Dive!
Australian Submariners at War
By Mike Carlton
Published by Penguin
RRP $45.00 in hardback | ISBN 9781761342882
As Chief of Navy, VADM Mark Hammond laments, in his foreword to this book, Australia lacks
‘an abiding Jutland, Midway or Trafalgar narrative that psychologically binds the national identity to the sea’,
thus rendering naval exploits, and especially the exploits of submariners, less well known to the general public in Australia.
The submarine service has indeed been the ‘silent’ service yet as Mike Carlton writes, Australian submariners have performed extraordinary deeds.
In April 1915 the Australian submarine AE2 penetrated the Dardanelles Strait to ‘run amuck’, a historic feat that was a turning point in the Gallipoli campaign. Eventually captured, her crew spent three harrowing years as prisoners-of-war in Turkey.
In the Second World War, Australian naval volunteers made their name serving in midget submarines, attacking Hitler’s mightiest battleship, the Tirpitz, in the icy waters of a Norwegian fjord. Later, they fought the Japanese in the South China Sea.
And in the last half of the twentieth century, RAN submarines have played a vital role tracking the activity of foreign powers in the Pacific Ocean. One wrong move could have led to outright war.
Carlton was faced with a steep learning curve in writing this book, having shifted his focus from the familiar surface ships.
Much of the book focuses on the role of submarines in past conflict, especially World War II but it is interesting to read that, as early as the 1960s, ‘there had been early thoughts of buying American nuclear boats but that was rejected as too costly and too high tech.’
The British Oberon class was chosen to create the first post-war submarine squadron in the RAN. Readers will remember their familiar ‘O’ names – Oxley, Otway, Ovens, Onslow, Orion and Otama, the last of which was paid off in 2000.
In presenting the reader with a look back over the history of submarines—and Australia’s submarines exploits in particular—Carlton has captured the drama and the risk of a submariner’s life.
For a maritime nation such as Australia, protecting its maritime approaches has never been more vital.
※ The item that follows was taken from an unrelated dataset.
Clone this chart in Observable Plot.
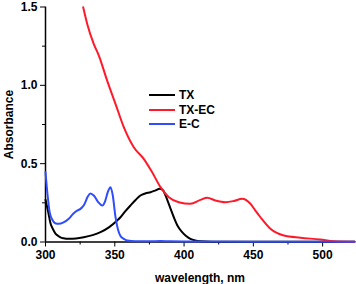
<!DOCTYPE html>
<html>
<head>
<meta charset="utf-8">
<script src="https://cdn.jsdelivr.net/npm/d3@7"></script>
<script src="https://cdn.jsdelivr.net/npm/@observablehq/plot@0.6"></script>
<style>
  html, body { margin: 0; padding: 0; background: #fff; }
  #wrap { position: relative; width: 356px; height: 284px; font-family: "Liberation Sans", Arial, sans-serif; }
  #wrap svg text { font-weight: bold; }
  #legend { position: absolute; left: 149px; top: 88px; font: bold 12px "Liberation Sans", Arial, sans-serif; }
  .row { display: flex; align-items: center; height: 14.5px; }
  .sw { width: 26px; height: 2px; margin-right: 4px; }
</style>
</head>
<body>
<div id="wrap"><div id="legend"></div></div>
<script>
const seriesNames = ["TX", "TX-EC", "E-C"];
const seriesColors = ["#000000", "#ff1a2a", "#2f4dff"];

const txWavelength = [300, 302, 303.6, 305.5, 307.2, 309, 310.8, 313, 316.8, 322, 327.6, 334, 339.7, 346, 351.7, 354.1, 357.5, 361.3, 365, 368.5, 372, 375.8, 379, 382.5, 384.8, 386.6, 389.5, 392.6, 395.5, 398.6, 401.5, 404.6, 408, 412, 420, 440, 480, 523];
const txAbs = [0.27, 0.19, 0.12, 0.08, 0.054, 0.04, 0.03, 0.024, 0.02, 0.022, 0.03, 0.044, 0.063, 0.095, 0.137, 0.158, 0.195, 0.233, 0.268, 0.297, 0.31, 0.318, 0.328, 0.34, 0.33, 0.297, 0.23, 0.158, 0.1, 0.063, 0.038, 0.02, 0.01, 0.005, 0.002, 0.001, 0.001, 0.001];

const txecWavelength = [327.2, 330.1, 334.8, 338.5, 344.5, 350.5, 356.5, 363.7, 370.9, 377, 383, 389, 396.2, 404.6, 411.8, 416.7, 422.6, 429.9, 436, 441.9, 447.9, 451.5, 455.1, 462.3, 472, 484, 498.4, 508, 523];
const txecAbs = [1.498, 1.392, 1.265, 1.19, 1.03, 0.882, 0.733, 0.605, 0.531, 0.445, 0.35, 0.286, 0.254, 0.244, 0.269, 0.282, 0.265, 0.254, 0.262, 0.276, 0.244, 0.2, 0.158, 0.084, 0.041, 0.027, 0.016, 0.005, 0.002];

const ecWavelength = [300, 301.5, 303, 305, 307, 309.6, 313, 317, 320, 322.8, 325, 328, 330.5, 332.5, 335, 338, 340.9, 343, 345, 346.9, 348.5, 350.5, 352.3, 354, 356.5, 359, 365, 375, 383, 390, 400, 450, 523];
const ecAbs = [0.445, 0.3, 0.19, 0.14, 0.12, 0.116, 0.125, 0.15, 0.18, 0.2, 0.21, 0.24, 0.29, 0.31, 0.295, 0.255, 0.233, 0.26, 0.32, 0.35, 0.3, 0.16, 0.08, 0.04, 0.02, 0.01, 0.005, 0.004, 0.007, 0.004, 0.003, 0.002, 0.002];

const xMajorTicks = [300, 350, 400, 450, 500];
const xMinorTicks = [325, 375, 425, 475];
const yMajorTicks = [0, 0.5, 1.0, 1.5];
const yMinorTicks = [0.25, 0.75, 1.25];

const xLabel = "wavelength, nm";
const yLabel = "Absorbance";

const toRows = (name, ws, as) => ws.map((w, i) => ({series: name, w, a: as[i]}));
const data = [
  ...toRows("TX", txWavelength, txAbs),
  ...toRows("TX-EC", txecWavelength, txecAbs),
  ...toRows("E-C", ecWavelength, ecAbs)
];

const chart = Plot.plot({
  width: 356,
  height: 284,
  marginLeft: 45,
  marginRight: 2,
  marginTop: 6.5,
  marginBottom: 42.5,
  style: {fontFamily: "'Liberation Sans', Arial, sans-serif", fontSize: "12px", fontWeight: "bold", background: "#fff", color: "#000"},
  x: {domain: [300, 523]},
  y: {domain: [0, 1.5]},
  color: {domain: seriesNames, range: seriesColors},
  marks: [
    Plot.axisX({ticks: xMinorTicks, tickSize: 3, tickFormat: () => "", label: null}),
    Plot.axisX({ticks: xMajorTicks, tickSize: 5, tickPadding: 3, tickFormat: d3.format("d"), label: xLabel, labelArrow: "none", labelAnchor: "center", labelOffset: 40}),
    Plot.axisY({ticks: yMinorTicks, tickSize: 3, tickFormat: () => "", label: null}),
    Plot.axisY({ticks: yMajorTicks, tickSize: 5, tickPadding: 3, tickFormat: d3.format(".1f"), label: yLabel, labelArrow: "none", labelAnchor: "center", labelOffset: 41}),
    Plot.ruleX([300], {strokeWidth: 1.5}),
    Plot.ruleY([0], {strokeWidth: 1.5}),
    Plot.line(data, {x: "w", y: "a", z: "series", stroke: "series", strokeWidth: 2, curve: "monotone-x"})
  ]
});
document.getElementById("wrap").prepend(chart);

const legend = document.getElementById("legend");
seriesNames.forEach((n, i) => {
  const row = document.createElement("div");
  row.className = "row";
  row.innerHTML = `<div class="sw" style="background:${seriesColors[i]}"></div><span>${n}</span>`;
  legend.appendChild(row);
});
</script>
</body>
</html>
There is no doubt that submarines and the sailors who serve in them have been and remain the tip of the spear of Australia’s defences.
ABOUT THE AUTHOR
In a working life of more than fifty years, Mike Carlton was one of Australia’s best-known media figures in radio, television and newspapers. Mike has had a life-long passion for naval history and is the author of Cruiser, First Victory, Flagship and The Scrap Iron Flotilla.